◆ Exercise aim
Leaving the pictures aside, transcribe every line below exactly.

┌──

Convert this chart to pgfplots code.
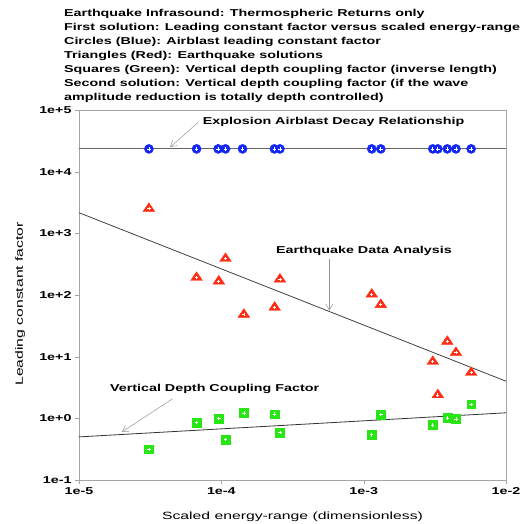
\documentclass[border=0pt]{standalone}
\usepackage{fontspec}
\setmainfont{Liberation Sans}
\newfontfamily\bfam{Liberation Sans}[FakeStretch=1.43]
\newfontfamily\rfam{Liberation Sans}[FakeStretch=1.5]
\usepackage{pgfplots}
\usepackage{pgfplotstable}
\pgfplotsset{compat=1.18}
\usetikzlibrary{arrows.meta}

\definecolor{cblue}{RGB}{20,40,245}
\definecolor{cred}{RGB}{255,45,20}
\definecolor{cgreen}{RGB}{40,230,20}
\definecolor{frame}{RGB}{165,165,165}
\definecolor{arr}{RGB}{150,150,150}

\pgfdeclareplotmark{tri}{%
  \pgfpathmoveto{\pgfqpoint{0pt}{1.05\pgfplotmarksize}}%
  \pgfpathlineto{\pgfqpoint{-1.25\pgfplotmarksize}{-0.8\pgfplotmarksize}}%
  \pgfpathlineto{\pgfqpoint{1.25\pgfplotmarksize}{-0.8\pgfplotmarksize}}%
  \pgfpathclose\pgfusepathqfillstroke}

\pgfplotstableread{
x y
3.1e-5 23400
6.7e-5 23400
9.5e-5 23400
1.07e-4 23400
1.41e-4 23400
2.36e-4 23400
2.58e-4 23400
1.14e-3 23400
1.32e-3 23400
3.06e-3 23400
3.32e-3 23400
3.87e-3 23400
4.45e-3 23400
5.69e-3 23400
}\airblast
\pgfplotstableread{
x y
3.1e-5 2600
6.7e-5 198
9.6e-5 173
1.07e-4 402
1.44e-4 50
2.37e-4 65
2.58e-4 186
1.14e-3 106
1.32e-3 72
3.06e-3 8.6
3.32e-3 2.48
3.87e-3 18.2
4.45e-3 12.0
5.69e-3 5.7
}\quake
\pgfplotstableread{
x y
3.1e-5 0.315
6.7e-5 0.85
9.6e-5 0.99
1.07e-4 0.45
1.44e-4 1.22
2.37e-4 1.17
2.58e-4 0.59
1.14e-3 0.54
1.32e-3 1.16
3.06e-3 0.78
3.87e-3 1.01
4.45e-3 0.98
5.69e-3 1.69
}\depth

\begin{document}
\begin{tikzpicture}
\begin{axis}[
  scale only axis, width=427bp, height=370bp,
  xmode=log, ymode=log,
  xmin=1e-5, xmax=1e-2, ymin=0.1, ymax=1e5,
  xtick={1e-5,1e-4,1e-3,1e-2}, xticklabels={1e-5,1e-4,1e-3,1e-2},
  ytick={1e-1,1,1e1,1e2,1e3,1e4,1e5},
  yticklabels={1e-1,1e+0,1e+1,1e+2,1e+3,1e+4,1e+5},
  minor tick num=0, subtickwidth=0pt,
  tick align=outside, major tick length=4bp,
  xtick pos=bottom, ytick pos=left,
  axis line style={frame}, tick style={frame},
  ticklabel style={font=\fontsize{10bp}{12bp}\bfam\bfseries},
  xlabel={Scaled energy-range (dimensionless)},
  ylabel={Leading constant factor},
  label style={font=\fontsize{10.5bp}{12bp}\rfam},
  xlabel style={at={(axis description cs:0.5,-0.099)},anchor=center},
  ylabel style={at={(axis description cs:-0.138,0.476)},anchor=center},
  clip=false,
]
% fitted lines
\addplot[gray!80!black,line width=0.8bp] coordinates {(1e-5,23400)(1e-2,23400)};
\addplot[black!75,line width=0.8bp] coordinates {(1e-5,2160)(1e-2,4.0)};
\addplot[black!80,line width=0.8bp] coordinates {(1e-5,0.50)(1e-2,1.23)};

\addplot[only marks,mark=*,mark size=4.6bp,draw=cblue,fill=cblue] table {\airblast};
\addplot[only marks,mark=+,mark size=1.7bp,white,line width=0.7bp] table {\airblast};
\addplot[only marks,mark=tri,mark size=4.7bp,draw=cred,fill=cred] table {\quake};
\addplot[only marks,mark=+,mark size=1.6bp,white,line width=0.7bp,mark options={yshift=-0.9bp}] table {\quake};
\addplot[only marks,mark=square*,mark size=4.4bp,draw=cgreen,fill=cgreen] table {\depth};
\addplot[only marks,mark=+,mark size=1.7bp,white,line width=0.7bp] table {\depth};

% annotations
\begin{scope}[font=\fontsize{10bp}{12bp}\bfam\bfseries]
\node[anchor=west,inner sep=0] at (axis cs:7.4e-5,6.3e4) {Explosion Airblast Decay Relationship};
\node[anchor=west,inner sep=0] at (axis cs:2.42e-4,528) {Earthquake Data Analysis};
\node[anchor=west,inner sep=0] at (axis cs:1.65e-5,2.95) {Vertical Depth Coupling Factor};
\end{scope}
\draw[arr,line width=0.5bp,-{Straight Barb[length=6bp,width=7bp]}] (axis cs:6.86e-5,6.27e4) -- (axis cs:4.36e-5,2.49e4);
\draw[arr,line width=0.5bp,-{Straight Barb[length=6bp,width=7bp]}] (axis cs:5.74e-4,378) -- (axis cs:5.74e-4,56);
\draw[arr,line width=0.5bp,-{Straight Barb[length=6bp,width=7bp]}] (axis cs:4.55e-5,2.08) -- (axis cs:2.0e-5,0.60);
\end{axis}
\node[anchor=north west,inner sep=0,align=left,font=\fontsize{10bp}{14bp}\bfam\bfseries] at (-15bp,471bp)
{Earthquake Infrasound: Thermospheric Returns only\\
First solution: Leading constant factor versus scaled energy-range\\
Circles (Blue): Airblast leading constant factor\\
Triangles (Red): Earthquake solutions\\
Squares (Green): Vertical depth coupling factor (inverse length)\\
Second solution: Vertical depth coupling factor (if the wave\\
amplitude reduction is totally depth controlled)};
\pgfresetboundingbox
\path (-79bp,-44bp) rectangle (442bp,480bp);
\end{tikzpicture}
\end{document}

└──

◆ Correct answer
Convert this chart to pgfplots code.
\documentclass[border=0pt]{standalone}
\usepackage{fontspec}
\setmainfont{Liberation Sans}
\newfontfamily\bfam{Liberation Sans}[FakeStretch=1.43]
\newfontfamily\rfam{Liberation Sans}[FakeStretch=1.5]
\usepackage{pgfplots}
\usepackage{pgfplotstable}
\pgfplotsset{compat=1.18}
\usetikzlibrary{arrows.meta}

\definecolor{cblue}{RGB}{20,40,245}
\definecolor{cred}{RGB}{255,45,20}
\definecolor{cgreen}{RGB}{40,230,20}
\definecolor{frame}{RGB}{165,165,165}
\definecolor{arr}{RGB}{150,150,150}

\pgfdeclareplotmark{tri}{%
  \pgfpathmoveto{\pgfqpoint{0pt}{1.05\pgfplotmarksize}}%
  \pgfpathlineto{\pgfqpoint{-1.25\pgfplotmarksize}{-0.8\pgfplotmarksize}}%
  \pgfpathlineto{\pgfqpoint{1.25\pgfplotmarksize}{-0.8\pgfplotmarksize}}%
  \pgfpathclose\pgfusepathqfillstroke}

\pgfplotstableread{
x y
3.1e-5 23400
6.7e-5 23400
9.5e-5 23400
1.07e-4 23400
1.41e-4 23400
2.36e-4 23400
2.58e-4 23400
1.14e-3 23400
1.32e-3 23400
3.06e-3 23400
3.32e-3 23400
3.87e-3 23400
4.45e-3 23400
5.69e-3 23400
}\airblast
\pgfplotstableread{
x y
3.1e-5 2600
6.7e-5 198
9.6e-5 173
1.07e-4 402
1.44e-4 50
2.37e-4 65
2.58e-4 186
1.14e-3 106
1.32e-3 72
3.06e-3 8.6
3.32e-3 2.48
3.87e-3 18.2
4.45e-3 12.0
5.69e-3 5.7
}\quake
\pgfplotstableread{
x y
3.1e-5 0.315
6.7e-5 0.85
9.6e-5 0.99
1.07e-4 0.45
1.44e-4 1.22
2.37e-4 1.17
2.58e-4 0.59
1.14e-3 0.54
1.32e-3 1.16
3.06e-3 0.78
3.87e-3 1.01
4.45e-3 0.98
5.69e-3 1.69
}\depth

\begin{document}
\begin{tikzpicture}
\begin{axis}[
  scale only axis, width=427bp, height=370bp,
  xmode=log, ymode=log,
  xmin=1e-5, xmax=1e-2, ymin=0.1, ymax=1e5,
  xtick={1e-5,1e-4,1e-3,1e-2}, xticklabels={1e-5,1e-4,1e-3,1e-2},
  ytick={1e-1,1,1e1,1e2,1e3,1e4,1e5},
  yticklabels={1e-1,1e+0,1e+1,1e+2,1e+3,1e+4,1e+5},
  minor tick num=0, subtickwidth=0pt,
  tick align=outside, major tick length=4bp,
  xtick pos=bottom, ytick pos=left,
  axis line style={frame}, tick style={frame},
  ticklabel style={font=\fontsize{10bp}{12bp}\bfam\bfseries},
  xlabel={Scaled energy-range (dimensionless)},
  ylabel={Leading constant factor},
  label style={font=\fontsize{10.5bp}{12bp}\rfam},
  xlabel style={at={(axis description cs:0.5,-0.099)},anchor=center},
  ylabel style={at={(axis description cs:-0.138,0.476)},anchor=center},
  clip=false,
]
% fitted lines
\addplot[gray!80!black,line width=0.8bp] coordinates {(1e-5,23400)(1e-2,23400)};
\addplot[black!75,line width=0.8bp] coordinates {(1e-5,2160)(1e-2,4.0)};
\addplot[black!80,line width=0.8bp] coordinates {(1e-5,0.50)(1e-2,1.23)};

\addplot[only marks,mark=*,mark size=4.6bp,draw=cblue,fill=cblue] table {\airblast};
\addplot[only marks,mark=+,mark size=1.7bp,white,line width=0.7bp] table {\airblast};
\addplot[only marks,mark=tri,mark size=4.7bp,draw=cred,fill=cred] table {\quake};
\addplot[only marks,mark=+,mark size=1.6bp,white,line width=0.7bp,mark options={yshift=-0.9bp}] table {\quake};
\addplot[only marks,mark=square*,mark size=4.4bp,draw=cgreen,fill=cgreen] table {\depth};
\addplot[only marks,mark=+,mark size=1.7bp,white,line width=0.7bp] table {\depth};

% annotations
\begin{scope}[font=\fontsize{10bp}{12bp}\bfam\bfseries]
\node[anchor=west,inner sep=0] at (axis cs:7.4e-5,6.3e4) {Explosion Airblast Decay Relationship};
\node[anchor=west,inner sep=0] at (axis cs:2.42e-4,528) {Earthquake Data Analysis};
\node[anchor=west,inner sep=0] at (axis cs:1.65e-5,2.95) {Vertical Depth Coupling Factor};
\end{scope}
\draw[arr,line width=0.5bp,-{Straight Barb[length=6bp,width=7bp]}] (axis cs:6.86e-5,6.27e4) -- (axis cs:4.36e-5,2.49e4);
\draw[arr,line width=0.5bp,-{Straight Barb[length=6bp,width=7bp]}] (axis cs:5.74e-4,378) -- (axis cs:5.74e-4,56);
\draw[arr,line width=0.5bp,-{Straight Barb[length=6bp,width=7bp]}] (axis cs:4.55e-5,2.08) -- (axis cs:2.0e-5,0.60);
\end{axis}
\node[anchor=north west,inner sep=0,align=left,font=\fontsize{10bp}{14bp}\bfam\bfseries] at (-15bp,471bp)
{Earthquake Infrasound: Thermospheric Returns only\\
First solution: Leading constant factor versus scaled energy-range\\
Circles (Blue): Airblast leading constant factor\\
Triangles (Red): Earthquake solutions\\
Squares (Green): Vertical depth coupling factor (inverse length)\\
Second solution: Vertical depth coupling factor (if the wave\\
amplitude reduction is totally depth controlled)};
\pgfresetboundingbox
\path (-79bp,-44bp) rectangle (442bp,480bp);
\end{tikzpicture}
\end{document}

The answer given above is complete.